**What the task asks:**
Answer with one number: the count of lines in the listing below that hold the word "seaborn".

-------- Collected material --------

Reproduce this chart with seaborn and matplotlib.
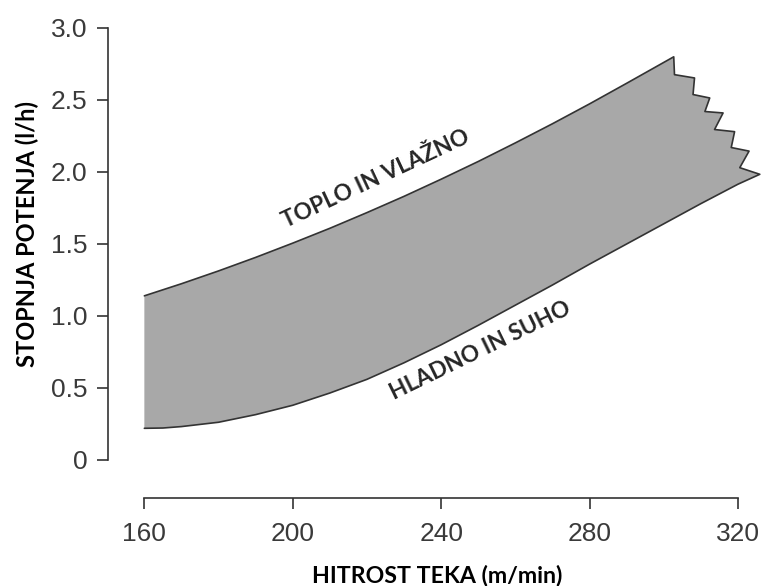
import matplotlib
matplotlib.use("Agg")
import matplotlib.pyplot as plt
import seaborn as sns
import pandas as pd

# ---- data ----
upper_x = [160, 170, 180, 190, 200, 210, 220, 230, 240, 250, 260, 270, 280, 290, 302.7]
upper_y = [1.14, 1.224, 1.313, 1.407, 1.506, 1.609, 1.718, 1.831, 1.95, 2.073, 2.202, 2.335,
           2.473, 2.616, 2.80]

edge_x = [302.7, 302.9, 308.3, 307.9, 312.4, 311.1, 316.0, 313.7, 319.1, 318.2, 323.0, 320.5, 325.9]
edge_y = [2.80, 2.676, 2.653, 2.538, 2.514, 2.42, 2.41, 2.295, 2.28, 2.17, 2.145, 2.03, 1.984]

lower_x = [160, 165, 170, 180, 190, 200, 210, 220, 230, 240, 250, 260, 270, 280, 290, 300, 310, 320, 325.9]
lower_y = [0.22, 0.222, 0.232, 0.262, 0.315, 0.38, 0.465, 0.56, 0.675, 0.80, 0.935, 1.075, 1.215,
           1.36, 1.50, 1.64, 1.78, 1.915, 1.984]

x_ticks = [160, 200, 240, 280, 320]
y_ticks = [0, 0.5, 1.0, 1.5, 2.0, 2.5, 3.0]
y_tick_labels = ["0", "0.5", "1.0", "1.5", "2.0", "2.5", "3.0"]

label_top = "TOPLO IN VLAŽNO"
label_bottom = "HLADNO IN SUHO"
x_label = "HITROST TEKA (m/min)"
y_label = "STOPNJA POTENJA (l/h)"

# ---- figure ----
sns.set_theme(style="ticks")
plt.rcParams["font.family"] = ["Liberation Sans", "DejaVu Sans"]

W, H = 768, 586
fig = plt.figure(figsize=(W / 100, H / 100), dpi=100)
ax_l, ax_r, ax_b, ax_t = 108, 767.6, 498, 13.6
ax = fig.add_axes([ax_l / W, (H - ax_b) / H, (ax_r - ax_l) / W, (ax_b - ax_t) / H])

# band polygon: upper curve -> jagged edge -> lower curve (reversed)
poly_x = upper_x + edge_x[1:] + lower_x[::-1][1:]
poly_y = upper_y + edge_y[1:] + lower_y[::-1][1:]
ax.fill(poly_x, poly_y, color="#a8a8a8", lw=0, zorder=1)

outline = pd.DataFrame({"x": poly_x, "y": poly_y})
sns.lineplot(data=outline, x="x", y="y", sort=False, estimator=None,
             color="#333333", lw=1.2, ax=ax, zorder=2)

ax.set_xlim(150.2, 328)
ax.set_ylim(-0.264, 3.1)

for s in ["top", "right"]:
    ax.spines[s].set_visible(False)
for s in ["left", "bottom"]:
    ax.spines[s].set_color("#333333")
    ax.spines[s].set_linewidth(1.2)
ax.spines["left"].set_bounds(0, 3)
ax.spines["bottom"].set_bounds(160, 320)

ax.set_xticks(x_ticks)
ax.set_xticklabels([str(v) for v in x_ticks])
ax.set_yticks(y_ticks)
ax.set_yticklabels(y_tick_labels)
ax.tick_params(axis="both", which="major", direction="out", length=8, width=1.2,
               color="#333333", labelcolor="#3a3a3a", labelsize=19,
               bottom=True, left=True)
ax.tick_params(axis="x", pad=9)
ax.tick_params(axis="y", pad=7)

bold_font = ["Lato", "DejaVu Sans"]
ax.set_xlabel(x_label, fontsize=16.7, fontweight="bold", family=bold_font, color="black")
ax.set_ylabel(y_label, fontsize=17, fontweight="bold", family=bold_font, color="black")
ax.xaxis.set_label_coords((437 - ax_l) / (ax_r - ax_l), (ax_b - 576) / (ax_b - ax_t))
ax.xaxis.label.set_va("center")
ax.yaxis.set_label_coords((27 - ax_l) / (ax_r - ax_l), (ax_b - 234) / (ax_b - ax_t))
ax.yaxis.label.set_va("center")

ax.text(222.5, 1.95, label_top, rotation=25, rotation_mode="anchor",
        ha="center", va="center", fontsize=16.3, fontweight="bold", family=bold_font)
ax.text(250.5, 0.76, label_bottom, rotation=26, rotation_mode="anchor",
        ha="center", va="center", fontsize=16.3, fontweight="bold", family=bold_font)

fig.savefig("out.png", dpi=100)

--------

**Full answer:**
2